Dangote Refinery to Start Operation in 2021

Dangote Refinery to Start Operation in 2021

Dangote refinery, which is being built in Lagos by Africa’s richest man, Alhaji Aliko Dangote, is scheduled to start production at full capacity in 2021, a senior executive of the company has said.

The company’s Group Executive Director, Devakumar Edwin, told journalists in Lagos that the refinery will be ready for operation at the beginning of 2021, with full capacity reached by the end of the first half of the year.

Nigeria is Africa’s largest crude oil producer, but lacks refining capacity to meet its own fuel needs.

“The Dangote refinery, which is designed to maximise petrol output, will produce enough to allow for a small surplus of that fuel for export. It will also be able to send a large volume of diesel and jet fuel to international markets”, Bloomberg quoted Edwin as saying.

“We are confident that we can meet 100 per cent of the requirement of the country; so, the balance will go for export,” Edwin said.

He disclosed that Dangote plans to take advantage of local crude supply, adding that it won’t participate in the crude-for-fuel swap deal that is managed by the Nigerian National Petroleum Corporation (NNPC).

“We are going to buy the crude just at the export price and will sell our products at the import price, the crude swap is operating only for the importers of the product,” Edwin said.

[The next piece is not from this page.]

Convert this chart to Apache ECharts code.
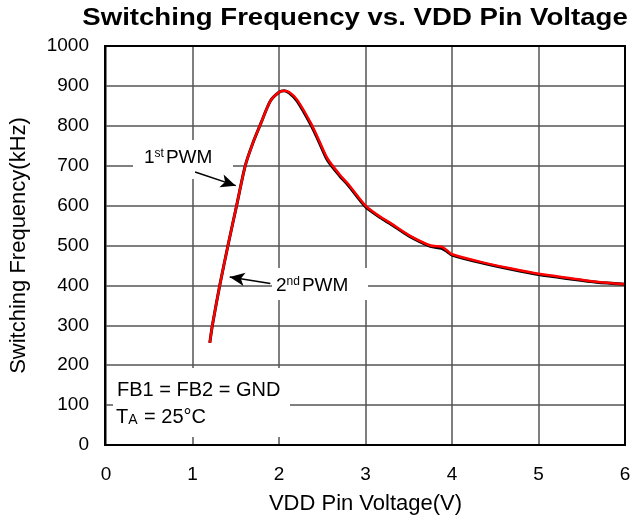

The new refinery has been designed to process varieties of crude from sweet to light crude sourced both locally, and abroad. Dangote plans to export its diesel to Europe and gasoline to Latin America, Western and Central African markets, Edwin said.

Evacuation of refined products will be done by sea and through roads, he said.

“We are thinking of investing in vessels. We want to make sure we are not held for ransom by any transport operators.”

Africa’s largest oil refinery had revealed that it would deliver its fuels to Nigerian consumers via roads and sea ports, and will effectively replace all of Nigeria’s fuel imports once fully operational, a company executive said on Tuesday.

Congested ports and dilapidated roads led some to expect that the company would build a pipeline or other method of getting its fuel to consumers.

But Edwin told an OTL (Oil Trading and Logistics) Expo in Lagos that fuels would go via “shuttle” boats to Nigerian cities Warri and Calabar, and that other deliveries would go in trucks.